**Required work**
Give the data below again exactly as written, without its pictures.

**Recorded information**
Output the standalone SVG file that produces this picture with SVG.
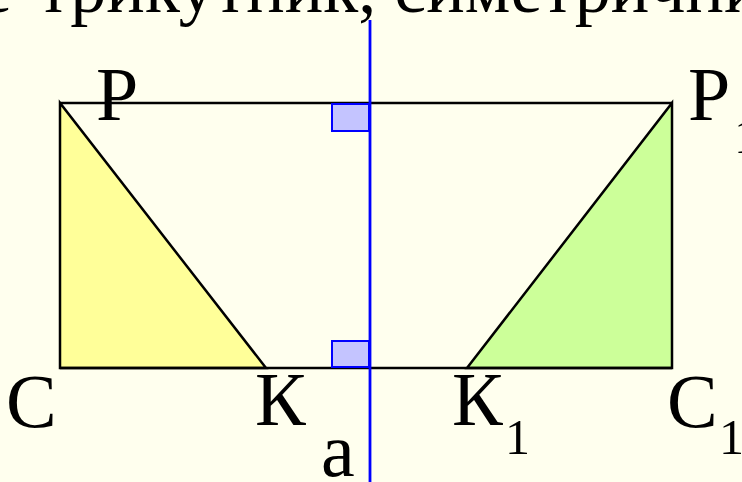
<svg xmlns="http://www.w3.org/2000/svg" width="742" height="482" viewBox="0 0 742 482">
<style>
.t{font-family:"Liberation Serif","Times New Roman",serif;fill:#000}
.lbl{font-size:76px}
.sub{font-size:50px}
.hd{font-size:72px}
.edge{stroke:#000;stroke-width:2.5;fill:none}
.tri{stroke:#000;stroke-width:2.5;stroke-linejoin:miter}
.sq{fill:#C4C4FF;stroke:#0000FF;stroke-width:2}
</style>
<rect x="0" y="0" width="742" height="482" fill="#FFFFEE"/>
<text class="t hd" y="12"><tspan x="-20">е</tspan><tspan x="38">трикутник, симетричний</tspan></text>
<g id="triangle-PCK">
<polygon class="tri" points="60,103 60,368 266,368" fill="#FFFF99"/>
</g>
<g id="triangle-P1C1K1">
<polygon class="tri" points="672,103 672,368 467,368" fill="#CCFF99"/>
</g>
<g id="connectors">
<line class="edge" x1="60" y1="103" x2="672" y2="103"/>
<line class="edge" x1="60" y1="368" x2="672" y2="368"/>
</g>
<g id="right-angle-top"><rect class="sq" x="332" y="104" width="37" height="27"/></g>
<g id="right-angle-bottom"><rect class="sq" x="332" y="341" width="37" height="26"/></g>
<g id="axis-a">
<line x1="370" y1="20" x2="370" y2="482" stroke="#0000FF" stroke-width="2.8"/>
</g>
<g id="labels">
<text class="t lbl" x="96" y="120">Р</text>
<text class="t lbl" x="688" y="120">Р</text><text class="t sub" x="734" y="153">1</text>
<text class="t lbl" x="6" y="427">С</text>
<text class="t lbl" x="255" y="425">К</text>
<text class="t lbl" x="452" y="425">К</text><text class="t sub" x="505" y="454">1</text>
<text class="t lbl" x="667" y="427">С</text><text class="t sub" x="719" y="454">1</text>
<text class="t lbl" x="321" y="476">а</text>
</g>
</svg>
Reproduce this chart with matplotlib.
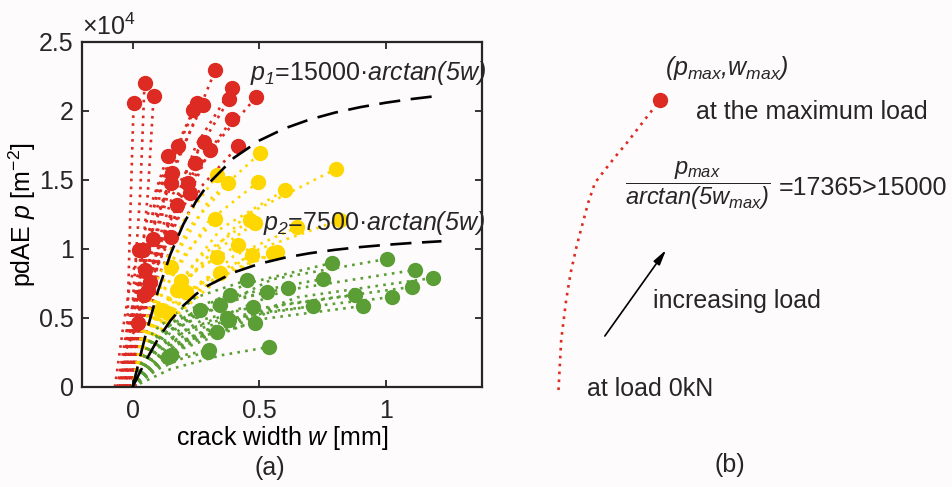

**Result for this exercise**
Output the standalone SVG file that produces this picture with SVG.
<svg xmlns="http://www.w3.org/2000/svg" width="742" height="482" viewBox="0 0 742 482">
<style>
.t{font-family:"Liberation Serif","Times New Roman",serif;fill:#000}
.lbl{font-size:76px}
.sub{font-size:50px}
.hd{font-size:72px}
.edge{stroke:#000;stroke-width:2.5;fill:none}
.tri{stroke:#000;stroke-width:2.5;stroke-linejoin:miter}
.sq{fill:#C4C4FF;stroke:#0000FF;stroke-width:2}
</style>
<rect x="0" y="0" width="742" height="482" fill="#FFFFEE"/>
<text class="t hd" y="12"><tspan x="-20">е</tspan><tspan x="38">трикутник, симетричний</tspan></text>
<g id="triangle-PCK">
<polygon class="tri" points="60,103 60,368 266,368" fill="#FFFF99"/>
</g>
<g id="triangle-P1C1K1">
<polygon class="tri" points="672,103 672,368 467,368" fill="#CCFF99"/>
</g>
<g id="connectors">
<line class="edge" x1="60" y1="103" x2="672" y2="103"/>
<line class="edge" x1="60" y1="368" x2="672" y2="368"/>
</g>
<g id="right-angle-top"><rect class="sq" x="332" y="104" width="37" height="27"/></g>
<g id="right-angle-bottom"><rect class="sq" x="332" y="341" width="37" height="26"/></g>
<g id="axis-a">
<line x1="370" y1="20" x2="370" y2="482" stroke="#0000FF" stroke-width="2.8"/>
</g>
<g id="labels">
<text class="t lbl" x="96" y="120">Р</text>
<text class="t lbl" x="688" y="120">Р</text><text class="t sub" x="734" y="153">1</text>
<text class="t lbl" x="6" y="427">С</text>
<text class="t lbl" x="255" y="425">К</text>
<text class="t lbl" x="452" y="425">К</text><text class="t sub" x="505" y="454">1</text>
<text class="t lbl" x="667" y="427">С</text><text class="t sub" x="719" y="454">1</text>
<text class="t lbl" x="321" y="476">а</text>
</g>
</svg>
Reproduce this chart with matplotlib.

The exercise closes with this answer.